- **WHAT YOU WILL DO**
Your task is to copy the lines between the line containing "Rebuild this chart" and the line containing "16500, 15000, 13800, 12300, 11000]", counting both of those lines, and to emit nothing more.

━━━━━━━━━━━━━━━━

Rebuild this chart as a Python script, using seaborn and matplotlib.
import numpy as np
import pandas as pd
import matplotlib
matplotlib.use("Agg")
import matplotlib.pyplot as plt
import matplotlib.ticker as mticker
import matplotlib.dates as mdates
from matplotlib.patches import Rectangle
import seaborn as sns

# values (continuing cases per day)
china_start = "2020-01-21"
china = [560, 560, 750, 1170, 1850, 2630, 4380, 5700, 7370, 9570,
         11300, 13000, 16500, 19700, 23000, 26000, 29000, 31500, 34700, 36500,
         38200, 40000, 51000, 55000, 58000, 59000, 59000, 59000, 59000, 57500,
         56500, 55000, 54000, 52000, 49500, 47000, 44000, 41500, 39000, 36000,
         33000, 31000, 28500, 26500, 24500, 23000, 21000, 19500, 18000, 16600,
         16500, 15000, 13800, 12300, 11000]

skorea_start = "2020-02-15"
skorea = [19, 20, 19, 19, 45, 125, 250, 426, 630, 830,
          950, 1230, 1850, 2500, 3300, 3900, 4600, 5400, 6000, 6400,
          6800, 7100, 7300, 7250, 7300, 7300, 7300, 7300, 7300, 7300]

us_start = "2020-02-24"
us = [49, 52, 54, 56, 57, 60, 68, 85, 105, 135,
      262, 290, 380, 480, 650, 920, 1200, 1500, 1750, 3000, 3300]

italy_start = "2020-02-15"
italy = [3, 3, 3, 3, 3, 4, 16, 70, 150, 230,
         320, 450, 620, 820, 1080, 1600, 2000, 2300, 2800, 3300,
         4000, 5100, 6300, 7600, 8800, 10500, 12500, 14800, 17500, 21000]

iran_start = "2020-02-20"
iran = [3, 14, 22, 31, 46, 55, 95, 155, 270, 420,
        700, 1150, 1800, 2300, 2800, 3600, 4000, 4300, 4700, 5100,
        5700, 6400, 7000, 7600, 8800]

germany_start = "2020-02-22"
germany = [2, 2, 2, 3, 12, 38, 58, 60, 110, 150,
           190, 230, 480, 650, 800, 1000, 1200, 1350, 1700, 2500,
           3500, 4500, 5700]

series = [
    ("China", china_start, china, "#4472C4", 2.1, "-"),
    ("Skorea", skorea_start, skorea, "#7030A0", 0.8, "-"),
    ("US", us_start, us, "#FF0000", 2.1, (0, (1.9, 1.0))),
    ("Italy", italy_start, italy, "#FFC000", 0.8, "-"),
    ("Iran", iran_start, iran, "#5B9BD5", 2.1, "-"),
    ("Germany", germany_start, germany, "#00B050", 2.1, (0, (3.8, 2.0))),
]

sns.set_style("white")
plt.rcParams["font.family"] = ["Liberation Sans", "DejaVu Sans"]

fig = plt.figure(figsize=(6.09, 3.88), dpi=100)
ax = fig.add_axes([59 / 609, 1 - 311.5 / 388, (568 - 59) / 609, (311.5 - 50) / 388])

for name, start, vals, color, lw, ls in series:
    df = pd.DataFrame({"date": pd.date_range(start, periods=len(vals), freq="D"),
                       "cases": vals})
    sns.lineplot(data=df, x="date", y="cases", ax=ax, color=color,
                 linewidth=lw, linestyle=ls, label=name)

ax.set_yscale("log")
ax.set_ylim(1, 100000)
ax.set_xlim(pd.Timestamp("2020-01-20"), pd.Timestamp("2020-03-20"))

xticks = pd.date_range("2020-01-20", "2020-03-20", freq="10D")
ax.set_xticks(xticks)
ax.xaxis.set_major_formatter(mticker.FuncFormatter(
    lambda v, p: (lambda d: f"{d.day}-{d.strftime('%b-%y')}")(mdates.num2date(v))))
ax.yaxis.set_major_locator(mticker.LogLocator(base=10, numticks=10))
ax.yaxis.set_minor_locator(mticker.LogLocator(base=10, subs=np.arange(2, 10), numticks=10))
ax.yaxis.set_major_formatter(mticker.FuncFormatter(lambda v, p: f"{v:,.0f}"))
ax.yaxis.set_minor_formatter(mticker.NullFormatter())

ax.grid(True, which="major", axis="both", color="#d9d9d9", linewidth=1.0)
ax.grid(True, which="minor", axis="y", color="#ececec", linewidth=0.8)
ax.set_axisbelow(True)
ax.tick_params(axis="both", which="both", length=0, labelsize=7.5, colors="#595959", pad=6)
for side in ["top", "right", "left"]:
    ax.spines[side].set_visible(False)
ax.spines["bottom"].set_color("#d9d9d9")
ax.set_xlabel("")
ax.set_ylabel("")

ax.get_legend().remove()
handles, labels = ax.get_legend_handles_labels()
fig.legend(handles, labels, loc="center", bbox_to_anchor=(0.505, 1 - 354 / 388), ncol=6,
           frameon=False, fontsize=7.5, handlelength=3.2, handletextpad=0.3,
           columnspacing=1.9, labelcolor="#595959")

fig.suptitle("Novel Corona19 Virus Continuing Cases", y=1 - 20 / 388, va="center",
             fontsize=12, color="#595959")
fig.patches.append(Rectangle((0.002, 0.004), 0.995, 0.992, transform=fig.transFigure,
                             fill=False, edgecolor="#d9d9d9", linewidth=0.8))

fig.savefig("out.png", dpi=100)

━━━━━━━━━━━━━━━━

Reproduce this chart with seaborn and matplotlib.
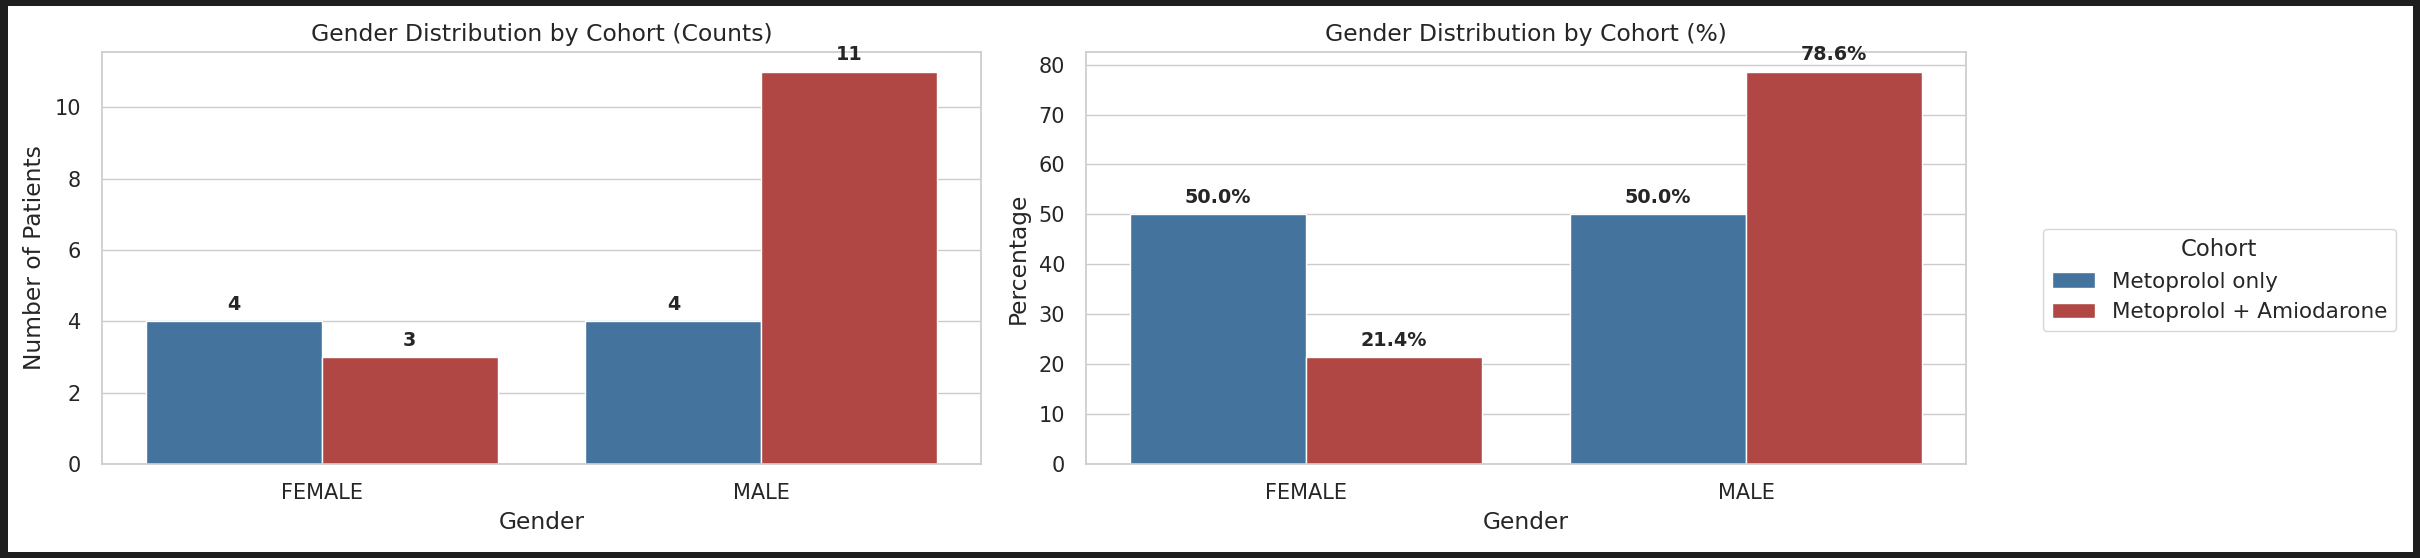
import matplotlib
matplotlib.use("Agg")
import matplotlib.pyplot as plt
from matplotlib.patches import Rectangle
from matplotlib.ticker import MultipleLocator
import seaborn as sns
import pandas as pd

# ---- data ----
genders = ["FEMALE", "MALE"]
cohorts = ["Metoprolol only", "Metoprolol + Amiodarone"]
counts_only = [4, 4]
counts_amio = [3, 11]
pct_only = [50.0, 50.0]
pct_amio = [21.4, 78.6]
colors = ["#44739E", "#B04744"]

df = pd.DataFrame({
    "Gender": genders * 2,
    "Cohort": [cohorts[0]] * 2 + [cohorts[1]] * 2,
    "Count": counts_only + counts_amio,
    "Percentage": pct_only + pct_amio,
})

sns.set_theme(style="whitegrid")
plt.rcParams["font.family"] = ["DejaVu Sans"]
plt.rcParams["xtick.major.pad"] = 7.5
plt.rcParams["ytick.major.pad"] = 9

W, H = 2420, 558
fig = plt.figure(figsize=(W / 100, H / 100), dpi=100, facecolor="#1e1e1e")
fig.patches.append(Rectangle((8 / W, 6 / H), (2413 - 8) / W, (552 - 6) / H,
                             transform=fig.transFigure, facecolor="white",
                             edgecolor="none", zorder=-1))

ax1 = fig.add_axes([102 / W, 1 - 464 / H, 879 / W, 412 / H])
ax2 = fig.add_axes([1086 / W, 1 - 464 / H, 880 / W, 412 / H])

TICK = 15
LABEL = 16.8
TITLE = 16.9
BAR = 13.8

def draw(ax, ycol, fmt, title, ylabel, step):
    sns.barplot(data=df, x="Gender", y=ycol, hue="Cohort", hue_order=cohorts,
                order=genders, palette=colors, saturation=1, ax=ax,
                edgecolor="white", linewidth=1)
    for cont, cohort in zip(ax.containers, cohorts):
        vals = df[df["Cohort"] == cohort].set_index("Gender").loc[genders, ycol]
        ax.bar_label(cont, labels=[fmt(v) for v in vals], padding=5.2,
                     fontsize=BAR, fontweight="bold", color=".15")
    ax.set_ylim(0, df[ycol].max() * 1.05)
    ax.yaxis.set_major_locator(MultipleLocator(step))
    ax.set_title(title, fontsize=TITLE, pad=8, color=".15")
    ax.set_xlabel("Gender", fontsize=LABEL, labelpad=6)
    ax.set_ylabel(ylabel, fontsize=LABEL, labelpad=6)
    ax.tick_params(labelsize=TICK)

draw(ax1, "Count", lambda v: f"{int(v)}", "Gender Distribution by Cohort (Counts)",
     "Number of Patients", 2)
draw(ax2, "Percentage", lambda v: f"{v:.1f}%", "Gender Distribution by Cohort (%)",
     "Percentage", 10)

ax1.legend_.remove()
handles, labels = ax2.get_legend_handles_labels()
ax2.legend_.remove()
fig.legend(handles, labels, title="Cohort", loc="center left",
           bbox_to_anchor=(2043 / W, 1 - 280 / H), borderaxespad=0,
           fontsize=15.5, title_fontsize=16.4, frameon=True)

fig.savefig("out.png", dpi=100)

━━━━━━━━━━━━━━━━

- **RESULT OF THE TASK**
Rebuild this chart as a Python script, using seaborn and matplotlib.
import numpy as np
import pandas as pd
import matplotlib
matplotlib.use("Agg")
import matplotlib.pyplot as plt
import matplotlib.ticker as mticker
import matplotlib.dates as mdates
from matplotlib.patches import Rectangle
import seaborn as sns

# values (continuing cases per day)
china_start = "2020-01-21"
china = [560, 560, 750, 1170, 1850, 2630, 4380, 5700, 7370, 9570,
         11300, 13000, 16500, 19700, 23000, 26000, 29000, 31500, 34700, 36500,
         38200, 40000, 51000, 55000, 58000, 59000, 59000, 59000, 59000, 57500,
         56500, 55000, 54000, 52000, 49500, 47000, 44000, 41500, 39000, 36000,
         33000, 31000, 28500, 26500, 24500, 23000, 21000, 19500, 18000, 16600,
         16500, 15000, 13800, 12300, 11000]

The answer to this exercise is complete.